Written instruction
Look through the listing below for the line containing "Reproduce this chart with Plotly.". Copy it and each line after it up to and including the line containing "import plotly.graph_objects as go", exactly, leaving out pictures.

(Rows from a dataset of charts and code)

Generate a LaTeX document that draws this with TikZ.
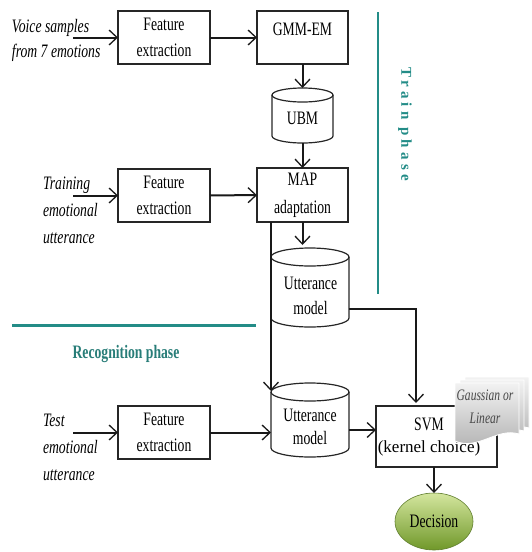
\documentclass[tikz,border=0pt]{standalone}
\usepackage{fontspec}
\setmainfont{Liberation Serif}[FakeStretch=0.72]
\newfontfamily\widefont{Liberation Serif}
\usetikzlibrary{arrows.meta,calc,shapes.geometric}
\definecolor{phaseteal}{RGB}{35,140,135}
\definecolor{rectext}{RGB}{40,125,120}
\definecolor{declight}{RGB}{212,230,158}
\definecolor{decdark}{RGB}{112,152,42}
\definecolor{decedge}{RGB}{95,125,45}
\newcommand\mainsz{\fontsize{19}{26}\selectfont}
\newcommand\cylshape[3]{%
  \draw[cyl] ($(#1.north)+(0,#3)$) ellipse [x radius=#2pt, y radius=#3pt];
  \draw[cyl] ($(#1.north west)+(0,#3)$) -- ($(#1.south west)+(0,-#3)$)
    arc [start angle=180, end angle=360, x radius=#2pt, y radius=#3pt]
    -- ($(#1.north east)+(0,#3)$);
}
\newcommand\docpage[2]{%
  \draw[draw=white, line width=0.8pt, top color=gray!10, bottom color=gray!62]
    (455+#1,383-#2) -- (519+#1,383-#2) -- (519+#1,434-#2)
    .. controls (497+#1,427-#2) and (478+#1,451-#2) .. (455+#1,441-#2) -- cycle;
}
\begin{document}
\begin{tikzpicture}[x=1pt,y=-1pt,
  every node/.style={inner sep=0pt, outer sep=0pt},
  box/.style={draw=black!85, line width=1.2pt, rectangle, align=center, font=\mainsz},
  cylbox/.style={rectangle, draw=none},
  lbl/.style={align=center, font=\mainsz},
  inlbl/.style={anchor=west, align=left, font=\fontsize{19}{27}\selectfont\itshape},
  arr/.style={draw=black!90, line width=2pt, -{Straight Barb[length=8pt,width=15pt,line width=1.3pt]}},
  cyl/.style={draw=black!85, line width=1.2pt},
  phaseline/.style={draw=phaseteal},
]
\useasboundingbox (0,0) rectangle (531,552);

% input labels
\node[inlbl, font=\fontsize{19}{25}\selectfont\itshape] (vs) at (12,40) {Voice samples\\from 7 emotions};
\node[inlbl] (tr) at (43,210) {Training\\emotional\\utterance};
\node[inlbl] (ts) at (43,447) {Test\\emotional\\utterance};
\coordinate (in1) at (73,37.5);
\coordinate (in2) at (73,195.5);
\coordinate (in3) at (73,432.5);

% boxes
\node[box, minimum width=92pt, minimum height=53pt] (fe1) at (164,37.5) {Feature\\extraction};
\node[box, minimum width=91pt, minimum height=53pt] (gmm) at (302.5,37.5) {};
\node[lbl] (gmmt) at (302.5,29) {GMM-EM};
\node[cylbox, minimum width=61pt, minimum height=55pt] (ubm) at (302.5,115.5) {};
\node[lbl] (ubmt) at (302.5,118) {UBM};
\node[box, minimum width=91pt, minimum height=54pt, font=\fontsize{19}{28}\selectfont] (map) at (302.5,195) {MAP\\adaptation};
\node[box, minimum width=92pt, minimum height=53pt] (fe2) at (164,195.5) {Feature\\extraction};
\node[cylbox, minimum width=78pt, minimum height=79pt] (um1) at (310,287.5) {};
\node[lbl, font=\fontsize{19}{25}\selectfont] (um1t) at (310.5,296) {Utterance\\model};
\node[cylbox, minimum width=78pt, minimum height=74pt] (um2) at (310,420) {};
\node[lbl, font=\fontsize{19}{23}\selectfont] (um2t) at (310,427) {Utterance\\model};
\node[box, minimum width=92pt, minimum height=53pt] (fe3) at (164,432.5) {Feature\\extraction};
\node[box, minimum width=121pt, minimum height=61pt] (svm) at (436.5,436.5) {};
\node[lbl, font=\fontsize{19}{22}\selectfont] (svmt) at (429,437.5) {SVM\\{\widefont\fontsize{17}{22}\selectfont (kernel choice)}};
\node[ellipse, minimum width=78pt, minimum height=57pt, top color=declight, bottom color=decdark,
      draw=decedge, line width=0.6pt, font=\mainsz] (dec) at (434,521.5) {Decision};

% cylinders
\cylshape{ubm}{30.5}{7}
\cylshape{um1}{39}{9}
\cylshape{um2}{39}{9}

% connectors
\draw[arr] (in1) -- (fe1.west);
\draw[arr] (fe1) -- (gmm);
\draw[arr] (gmm.south) -- (ubm.north);
\draw[arr] (ubm.south) -- (map.north);
\draw[arr] (in2) -- (fe2.west);
\draw[arr] (fe2) -- (map);
\draw[arr] (map.south) -- ($(map.south |- um1.north)+(0,-3)$);
\draw[arr] (map.south -| um2.west) -- ($(um2.north west)+(0,8)$);
\coordinate (u1o) at ($(um1.east)+(0,21.5)$);
\coordinate (svin) at ($(svm.north west)+(40,-3)$);
\draw[arr] (u1o) -| (svin);
\draw[arr] (in3) -- (fe3.west);
\draw[arr] (fe3.east) -- (fe3.east -| um2.west);
\coordinate (u2o) at ($(um2.east)+(0,10)$);
\draw[arr] (u2o) -- (u2o -| svm.west);
\draw[arr] (svm.south -| dec.north) -- (dec.north);

% kernel document
\docpage{10}{6}
\docpage{5}{3}
\docpage{0}{0}
\node[lbl, font=\fontsize{16}{23}\selectfont\itshape, text=black!72] (gl) at (485,407) {Gaussian or\\Linear};

% phases
\coordinate (tpa) at (378,12);
\coordinate (tpb) at (378,294);
\draw[phaseline, line width=2pt] (tpa) -- (tpb);
\node[rotate=-90, text=phaseteal, font=\widefont\bfseries\fontsize{15}{18}\selectfont\addfontfeature{LetterSpace=28}] (trph) at (405,124) {Train phase};
\coordinate (rpa) at (12,325);
\coordinate (rpb) at (256,325);
\draw[phaseline, line width=3pt] (rpa) -- (rpb);
\node[text=rectext, font=\bfseries\mainsz] (recph) at (126,354) {Recognition phase};
\end{tikzpicture}
\end{document}
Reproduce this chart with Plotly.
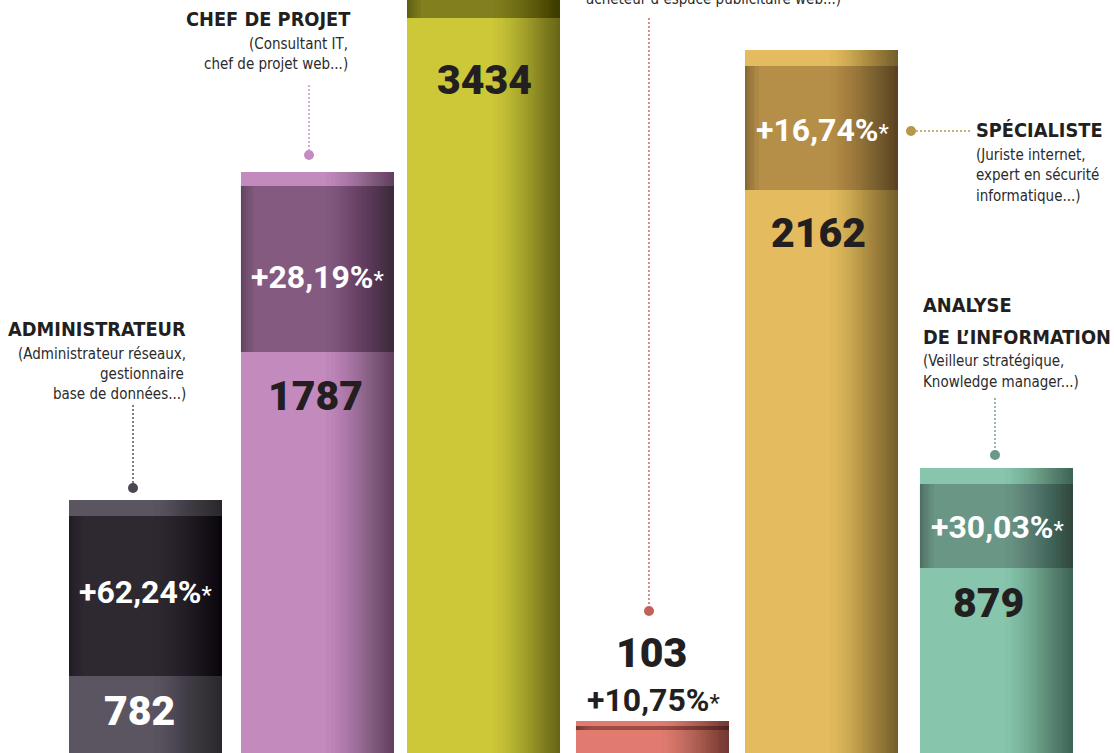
import plotly.graph_objects as go

# ---------------- data ----------------
categories = ["ADMINISTRATEUR", "CHEF DE PROJET", "cat3", "cat4", "SPÉCIALISTE", "ANALYSE DE L'INFORMATION"]
values = [782, 1787, 3434, 103, 2162, 879]
growth = ["+62,24%", "+28,19%", "", "+10,75%", "+16,74%", "+30,03%"]
band_start = [242, 1236, 2261, 77, 1733, 574]
band_end = [733, 1745, 3385, 90, 2113, 831]

light_colors = ["#5b5561", "#c28abd", "#cdc838", "#e27b6f", "#e4bb5e", "#87c6ac"]
dark_colors = ["#2e2931", "#845a80", "#827f1e", "#9c4c45", "#b58e48", "#6a9685"]
dot_colors = ["#4d4752", "#c48cc0", "#c8c43a", "#c0625a", "#b8974a", "#6a9a87"]

W, H = 1114, 753
X0_PX, STEP_PX, BAR_PX = 145.4, 169.63, 153
BAR_W = BAR_PX / STEP_PX
# small per-bar placement adjustments (pixels) to follow the irregular layout of the original
shift_px = [0.1, 2.0, -0.7, -1.8, -2.4, 2.9]
shift = [s / STEP_PX for s in shift_px]
x = list(range(len(values)))


def P(px, py):
    return px / W, 1 - py / H


def offs(width, right=False):
    if right:
        return [BAR_W / 2 - width + s for s in shift]
    return [-BAR_W / 2 + s for s in shift]


fig = go.Figure()

# base bars (light colour)
fig.add_trace(go.Bar(x=x, y=values, width=BAR_W, offset=offs(BAR_W),
                     marker=dict(color=light_colors, line=dict(width=0)),
                     hoverinfo="skip", showlegend=False))
# darker bands
band_h = [e - s for s, e in zip(band_start, band_end)]
fig.add_trace(go.Bar(x=x, y=band_h, base=band_start, width=BAR_W, offset=offs(BAR_W),
                     marker=dict(color=dark_colors, line=dict(width=0)), hoverinfo="skip", showlegend=False))
# left edge shading of bands
for w in [0.08, 0.06, 0.045, 0.03, 0.02, 0.01]:
    fig.add_trace(go.Bar(x=x, y=band_h, base=band_start,
                         width=w, offset=offs(w),
                         marker=dict(color="black", opacity=0.045, line=dict(width=0)),
                         hoverinfo="skip", showlegend=False))
# right side gradient (stacked translucent strips)
n = 36
for k in range(n):
    w = 0.40 * (1 - (k / n) ** 0.7)
    fig.add_trace(go.Bar(x=x, y=values, width=w, offset=offs(w, right=True),
                         marker=dict(color="black", opacity=0.014, line=dict(width=0)),
                         hoverinfo="skip", showlegend=False))

# ---------------- connectors ----------------
conn = [
    (0, [(133, 405), (133, 483)], (133, 488)),
    (1, [(309, 85), (309, 150)], (309, 155)),
    (3, [(649, 18), (649, 605)], (649, 611)),
    (4, [(916, 131), (972, 131)], (911, 131)),
    (5, [(995, 398), (995, 450)], (995, 455)),
]
shapes = []
for i, (a, b), (dx, dy) in conn:
    x0, y0 = P(*a)
    x1, y1 = P(*b)
    shapes.append(dict(type="line", xref="paper", yref="paper", x0=x0, y0=y0, x1=x1, y1=y1,
                       line=dict(color=dot_colors[i], width=1.4, dash="2px,2px")))
    r = 5
    shapes.append(dict(type="circle", xref="paper", yref="paper",
                       x0=(dx - r) / W, x1=(dx + r) / W, y0=1 - (dy + r) / H, y1=1 - (dy - r) / H,
                       fillcolor=dot_colors[i], line=dict(width=0)))

# ---------------- texts ----------------
ann = []
TITLE_FONT = "'DejaVu Sans Condensed', 'Roboto Condensed', Roboto, sans-serif"
NUM_FONT = "Roboto"
dark_txt = "#231f20"


def add_text(txt, px, py, xanchor="center", size=16, color="#2b2b2b", family=TITLE_FONT, weight="normal"):
    ax, ay = P(px, py)
    ann.append(dict(text=txt, x=ax, y=ay, xref="paper", yref="paper", xanchor=xanchor, yanchor="middle",
                    showarrow=False, font=dict(family=family, size=size, color=color, weight=weight)))


def star(p):
    return p + "<span style='font-weight:normal;font-size:24px'>*</span>"


# value labels
val_pos = [(139, 711, "white"), (315, 396, dark_txt), (484, 80, dark_txt), (651, 653, dark_txt),
           (818, 233, dark_txt), (988, 603, dark_txt)]
for v, (px, py, c) in zip(values, val_pos):
    add_text(str(v), px, py, size=41, color=c, family=NUM_FONT, weight=900)

# growth labels
g_pos = [(145, 592, "white"), (317, 277, "white"), None, (653, 700, dark_txt), (822, 130, "white"),
         (997, 527, "white")]
for g, pos in zip(growth, g_pos):
    if g and pos:
        add_text(star(g), pos[0], pos[1], size=32, color=pos[2], family=NUM_FONT, weight="bold")

# category titles
TS, SS = 19.8, 15
add_text("ADMINISTRATEUR", 188, 329, xanchor="right", size=TS, color="#231f20", weight="bold")
add_text("(Administrateur réseaux,", 188, 354, xanchor="right", size=SS)
add_text("gestionnaire", 186, 374, xanchor="right", size=SS)
add_text("base de données...)", 188, 394, xanchor="right", size=SS)

add_text("CHEF DE PROJET", 353, 20, xanchor="right", size=TS, color="#231f20", weight="bold")
add_text("(Consultant IT,", 350, 44, xanchor="right", size=SS)
add_text("chef de projet web...)", 350, 64, xanchor="right", size=SS)

add_text("acheteur d’espace publicitaire web...)", 843, -1, xanchor="right", size=SS)

add_text("SPÉCIALISTE", 974, 130, xanchor="left", size=TS, color="#231f20", weight="bold")
add_text("(Juriste internet,", 974, 155, xanchor="left", size=SS)
add_text("expert en sécurité", 974, 175, xanchor="left", size=SS)
add_text("informatique...)", 974, 196, xanchor="left", size=SS)

add_text("ANALYSE", 921, 305, xanchor="left", size=TS, color="#231f20", weight="bold")
add_text("DE L’INFORMATION", 921, 337, xanchor="left", size=TS, color="#231f20", weight="bold")
add_text("(Veilleur stratégique,", 921, 361, xanchor="left", size=SS)
add_text("Knowledge manager...)", 921, 382, xanchor="left", size=SS)

# axis ranges derived from pixel geometry
x_left = -X0_PX / STEP_PX
x_right = (W - X0_PX) / STEP_PX
y_bottom = (755 - H) / 0.326
y_top = 755 / 0.326

fig.update_layout(
    barmode="overlay",
    bargap=0,
    width=W, height=H,
    margin=dict(l=0, r=0, t=0, b=0),
    paper_bgcolor="white", plot_bgcolor="white",
    xaxis=dict(visible=False, range=[x_left, x_right], fixedrange=True),
    yaxis=dict(visible=False, range=[y_bottom, y_top], fixedrange=True),
    shapes=shapes,
    annotations=ann,
    showlegend=False,
)

fig.write_html("out.html", config={"displayModeBar": False},
               post_script="document.body.style.margin='0';document.body.style.overflow='hidden';")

Finished task
Reproduce this chart with Plotly.
import plotly.graph_objects as go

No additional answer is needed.